25 Mayıs ETİK GÜNÜ, 25-31 Mayıs ETİK HAFTASI olarak kutlanıyor. Etik Kurulu bu gün ve hafta içinde çeşitli etkinlikler yapılarak kamuoyunun etik konusunda bilinçlendirilmesini istemişti.
Madem öyle bizim de etik bilincinin gelişmesine bir katkımız olsun.
—Devlet yönetiminde söz sahibi olanların birden fazla yerden maaş ve ücret almayı meşru saydıkları,
—Vekillerin, akrabalarına torpili dinen mubah gördükleri,
—Siyasi ve bürokratların ilk fırsatta eşini dostunu üst düzey yönetici olarak atattırdıkları,
—Başka görüşlere en çok söven-sayan, hakaret edenlerin kahraman ilan edildiği,
—Birisinin ayağını kaydırmak için iftira ve çamur atmanın normal sayıldığı,
—Bir yandan tasarruftan bahsederken diğer yanda milyonluk makam araçlarının cirit attığı,
—İnsanların bizimkiler ve ötekiler olarak ayrıştırıldığı, bizimkilerin hatalarının görmezden gelindiği,
—Konuşmanın, düşünmenin suç sayıldığı, insanların baskı altına alındığı,
—Bilginlerin değil, zenginlerin itibar gördüğü,
— Başarılı olanların değil yandaşların ödüllendirildiği,
—Terfilerde, liyakatin değil sadakatin kıstas alındığı,
—Başların ayak, ayakların baş yapıldığı, çivisi sökülmüş bir memlekette etik söylemi cılız bir kaç konuşma ve programdan öteye gitmeyecektir.
Oysa etik yaşanarak hayat bulur. Kutlamalarla, salon programlarıyla etiği hayata geçirmek mümkün değildir. Toplumda şöyle haberler görseydik durum çok farklı olurdu.
– Kendisine bakanlık teklifi getirilen kişi bu konunun uzmanı değilim diyerek Bakanlık teklifini reddetti.
-Rektör, kendi çocuğu da müracaatçılar arasında olduğu halde hak eden başka birini işe aldı.
-Bakan kendisine hediye edilen saati, etik ilkelere aykırı bulduğunu söyleyerek almadı.
-Kurul başkanı, ikinci ve üçüncü yerden kendisine ödenecek ücretleri, ”hak etmediğim parayı alamam” diyerek reddetti.

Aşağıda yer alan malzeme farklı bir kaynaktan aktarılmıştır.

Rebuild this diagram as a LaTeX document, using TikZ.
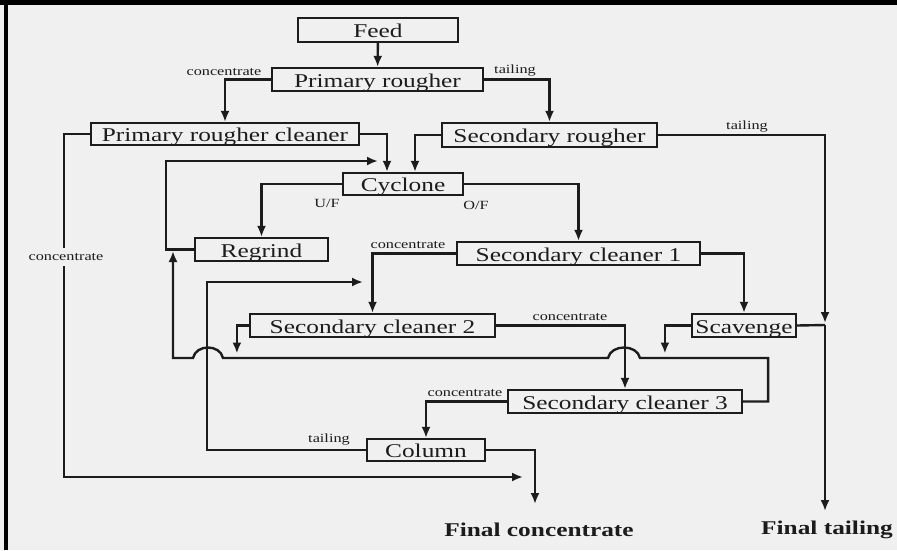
\documentclass[tikz,border=0pt]{standalone}
\usepackage{fontspec}
\setmainfont{Liberation Serif}[FakeStretch=1.3]
\usetikzlibrary{arrows.meta,calc}
\definecolor{bg}{HTML}{F0F0F0}
\definecolor{ink}{HTML}{1C1C1C}
\begin{document}
\begin{tikzpicture}[x=1pt,y=-1pt,
  unit/.style={draw=ink, line width=2.2pt, fill=bg, inner sep=0pt, text=ink,
    font=\fontsize{19.5}{20}\selectfont, text height=15pt, text depth=0pt},
  lab/.style={text=ink, font=\fontsize{12.5}{13}\selectfont, inner sep=1pt},
  flow/.style={draw=ink, line width=2.4pt, -{Latex[length=11pt,width=9pt]}},
  plain/.style={draw=ink, line width=2.4pt},
  final/.style={text=ink, font=\fontsize{19.5}{20}\selectfont\bfseries}
]
\fill[bg] (0,0) rectangle (897,550);
\useasboundingbox (0,0) rectangle (897,550);
\fill[black] (0,0) rectangle (897,5);
\fill[black] (4,0) rectangle (8,550);

% units
\node[unit, minimum width=160pt, minimum height=24pt] (feed) at (378,30) {Feed};
\node[unit, minimum width=211pt, minimum height=23pt] (pr) at (377.5,79.5) {Primary rougher};
\node[unit, minimum width=268pt, minimum height=22pt] (prc) at (225,134) {Primary rougher cleaner};
\node[unit, minimum width=215pt, minimum height=24pt] (sr) at (549.5,135) {Secondary rougher};
\node[unit, minimum width=120pt, minimum height=22pt] (cyc) at (403,184) {Cyclone};
\node[unit, minimum width=133pt, minimum height=23pt] (reg) at (261.5,249.5) {Regrind};
\node[unit, minimum width=243pt, minimum height=23pt] (sc1) at (578.5,253.5) {Secondary cleaner 1};
\node[unit, minimum width=245pt, minimum height=23pt] (sc2) at (372.5,325.5) {Secondary cleaner 2};
\node[unit, minimum width=104pt, minimum height=23pt] (scav) at (744,325.5) {Scavenge};
\node[unit, minimum width=234pt, minimum height=23pt] (sc3) at (625,401.5) {Secondary cleaner 3};
\node[unit, minimum width=118pt, minimum height=22pt] (col) at (426,450) {Column};

% free ends
\coordinate (regtip) at (378,161);
\coordinate (tj) at (825,325);
\coordinate (ftip) at (825,511);
\coordinate (c2tip) at (363,282);
\coordinate (fctipa) at (523,477);
\coordinate (fctipb) at (535,504);
\coordinate (rettip) at (173,251);

% connectors
\draw[flow] (feed) -- (pr);
\draw[flow] (pr.west) -| (prc.north);
\draw[flow] (pr.east) -| (sr.north);
\draw[flow] (prc.east) -| ([xshift=-16pt]cyc.north);
\draw[flow] (sr.west) -| ([xshift=12pt]cyc.north);
\draw[flow] (cyc.west) -| (reg.north);
\draw[flow] (cyc.east) -| (sc1.north);
\draw[flow] (reg.west) -- ++(-28,0) |- (regtip);
\draw[flow] (sc1.west) -| (sc2.north);
\draw[flow] (sc1.east) -| (scav.north);
\draw[flow] (sc2.west) -- ++(-12,0) -- ++(0,28);
\draw[flow] (scav.west) -- ++(-26,0) -- ++(0,28);
\draw[flow] (sc2.east) -| (sc3.north);
\draw[flow] (sr.east) -| ([yshift=2pt]tj);
\draw[plain] (scav.east) -- (tj);
\draw[flow] (tj) -- (ftip);
\draw[flow] (sc3.east) -- ++(25,0) |- (640,358)
  .. controls (637,344) and (611,344) .. (608,358) -- (223,358)
  .. controls (220,344) and (196,344) .. (193,358) -- (173,358) -- (rettip);
\draw[flow] (col.west) -- (207,450) |- (c2tip);
\draw[flow] (prc.west) -- ++(-26,0) |- (fctipa);
\draw[flow] (col.east) -| (fctipb);
\draw[flow] (sc3.west) -| (col.north);

% labels
\node[lab] (l1) at (224,72) {concentrate};
\node[lab] (l2) at (515,71) {tailing};
\node[lab] (l3) at (747,127) {tailing};
\node[lab] (l4) at (327,203) {U/F};
\node[lab] (l5) at (476,205) {O/F};
\node[lab, fill=bg, inner ysep=5pt] (l6) at (66,257) {concentrate};
\node[lab] (l7) at (408,245) {concentrate};
\node[lab] (l8) at (570,317) {concentrate};
\node[lab] (l9) at (465,393) {concentrate};
\node[lab] (l10) at (329,440) {tailing};
\node[final] (fc) at (539,530) {Final concentrate};
\node[final] (ft) at (827,530) {Final tailing};
\end{tikzpicture}
\end{document}
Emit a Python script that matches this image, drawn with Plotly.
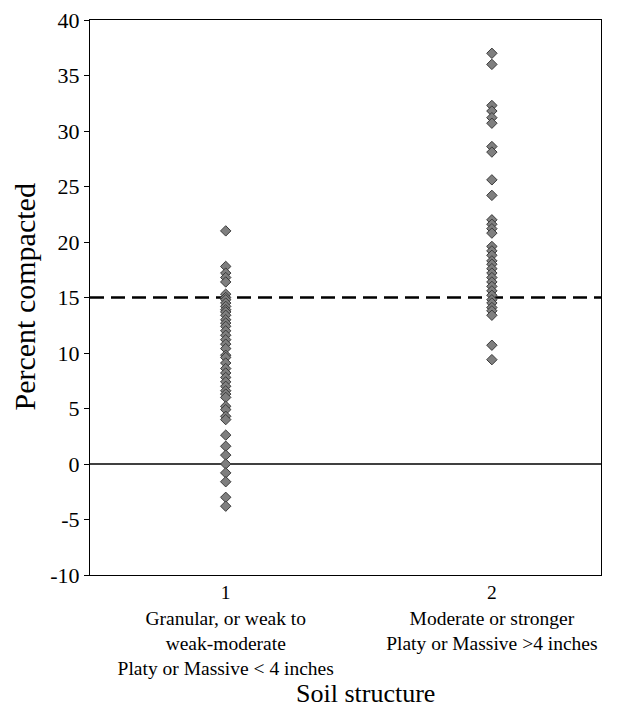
import plotly.graph_objects as go

categories = [1, 2]
tick_labels = [
    "1<br>Granular, or weak to<br>weak-moderate<br>Platy or Massive < 4 inches",
    "2<br>Moderate or stronger<br>Platy or Massive >4 inches",
]
group1 = [21.0, 17.8, 17.2, 16.8, 16.4, 15.3, 15.0, 14.8, 14.5, 14.2, 13.9, 13.7,
          13.4, 13.0, 12.7, 12.4, 12.0, 11.6, 11.2, 10.8, 10.4, 9.8, 9.6, 9.1,
          8.6, 8.2, 7.8, 7.4, 7.0, 6.6, 6.3, 6.0, 5.2, 4.9, 4.3, 4.0, 2.6, 1.6,
          0.8, 0.0, -0.8, -1.6, -3.0, -3.8]
group2 = [37.0, 36.0, 32.3, 31.8, 31.2, 30.7, 28.6, 28.1, 25.6, 24.2, 22.0, 21.6,
          21.2, 20.8, 19.6, 19.2, 18.8, 18.3, 18.0, 17.6, 17.2, 16.8, 16.4, 16.0,
          15.6, 15.2, 14.8, 14.5, 14.1, 13.8, 13.4, 10.7, 9.4]
threshold = 15
y_ticks = [-10, -5, 0, 5, 10, 15, 20, 25, 30, 35, 40]
y_tick_text = [str(v) for v in y_ticks]
x_title = "Soil structure"
y_title = "Percent compacted"

font_family = "Liberation Serif, Times New Roman, serif"

fig = go.Figure()
for cat, vals in zip(categories, [group1, group2]):
    fig.add_trace(go.Scatter(
        x=[cat] * len(vals), y=vals, mode="markers",
        marker=dict(symbol="diamond", size=8, color="#7f7f7f",
                    line=dict(color="#3a3a3a", width=1)),
        showlegend=False, cliponaxis=False,
    ))

fig.add_hline(y=threshold, line=dict(color="black", width=2.5, dash="14px,7px"), layer="below")
fig.add_hline(y=0, line=dict(color="black", width=1.3), layer="below")

fig.update_layout(
    width=621, height=708,
    margin=dict(l=82, r=28, t=12, b=141, autoexpand=False),
    paper_bgcolor="white", plot_bgcolor="white",
    font=dict(family=font_family, size=20, color="black"),
    xaxis=dict(
        range=[0.49, 2.41], tickvals=categories, ticktext=tick_labels,
        showgrid=False, zeroline=False, showline=True, linecolor="black",
        linewidth=1, mirror=True, ticks="", tickfont=dict(size=19.5),
        automargin=False, ticklabeloverflow="allow",
    ),
    yaxis=dict(
        range=[-10, 40], tickvals=y_ticks, ticktext=y_tick_text, showgrid=False,
        zeroline=False, showline=True, linecolor="black", linewidth=1,
        mirror=True, ticks="outside", ticklen=5, tickcolor="black",
        tickfont=dict(size=22), automargin=False, ticklabeloverflow="allow",
    ),
    annotations=[
        dict(text=y_title, x=0, y=0.5, xref="paper", yref="paper",
             xanchor="center", yanchor="middle", xshift=-66, textangle=-90,
             showarrow=False, font=dict(size=30)),
        dict(text=x_title, x=0.54, y=0, xref="paper", yref="paper",
             xanchor="center", yanchor="middle", yshift=-118,
             showarrow=False, font=dict(size=26)),
    ],
)

fig.write_html("out.html")
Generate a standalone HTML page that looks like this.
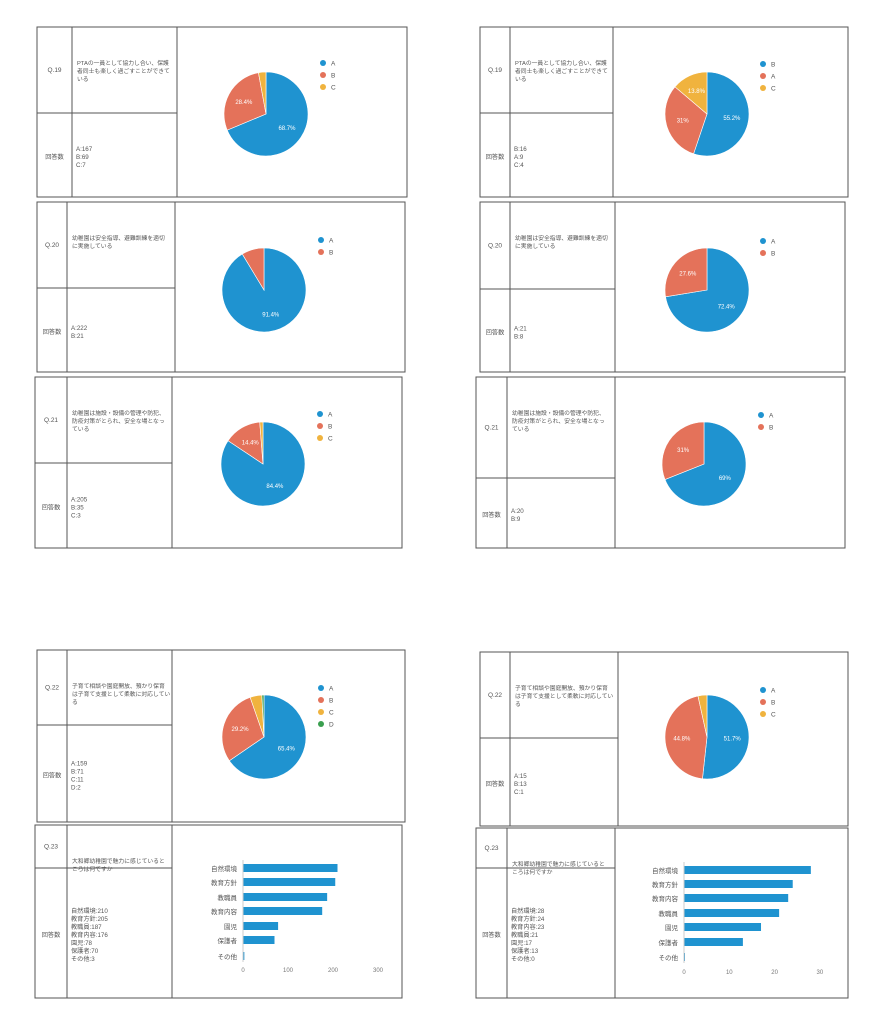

-Genel müdür, kendisinden talep edilen işi mevzuata aykırı olduğu için reddetti. Adaletten şaşmam gerekirse istifa ederim dedi.
-Daire başkanı yapılmak istenen memur, kendisinin bu işe layık olmadığını belirterek hak eden birinin atanmasını istedi.
– Firma sahibi, Üst düzey yönetici olan kardeşinin kurumunda yapılan ihaleye insanlar yanlış anlayabilirler diye katılmadı.
– Kendisine ödül teklif edilen çalışan, bu ödülü ben değil falanca arkadaş hak ediyor diye ödülü reddetti.
– Esnaf piyasada azalan ürünleri deposundan çıkararak, vatandaş sıkıntı çekmesin diye rafları doldurdu.
– Müteahhit, hak ettiğimin üzerinde kar etmem haramdır diyerek fahiş fiyat artışı yapanları kınadı.
– Ev sahibi, asgari ücretle çalışan kiracıma maaşına gelen zamdan fazla zam yapmam dedi.
– Vekillerin tartışma sırasındaki nazik üslubu herkesi hayran bıraktı.
-Belediye başkanı aldığı karar nedeniyle mağdur olanlardan özür diledi.
-Doktorlar, bıçak parası adı altında vatandaştan para alanların meslekten men edilmesini istedi.
-Yeni başkan, kendi döneminde Belediyeye personel alınarak, hülle yoluyla memurluğa geçişinin asla yapılmayacağını, bunun kul hakkı olduğunu duyurdu.
Hadi bir kaç tane de siz yazın. İçimiz açılsın.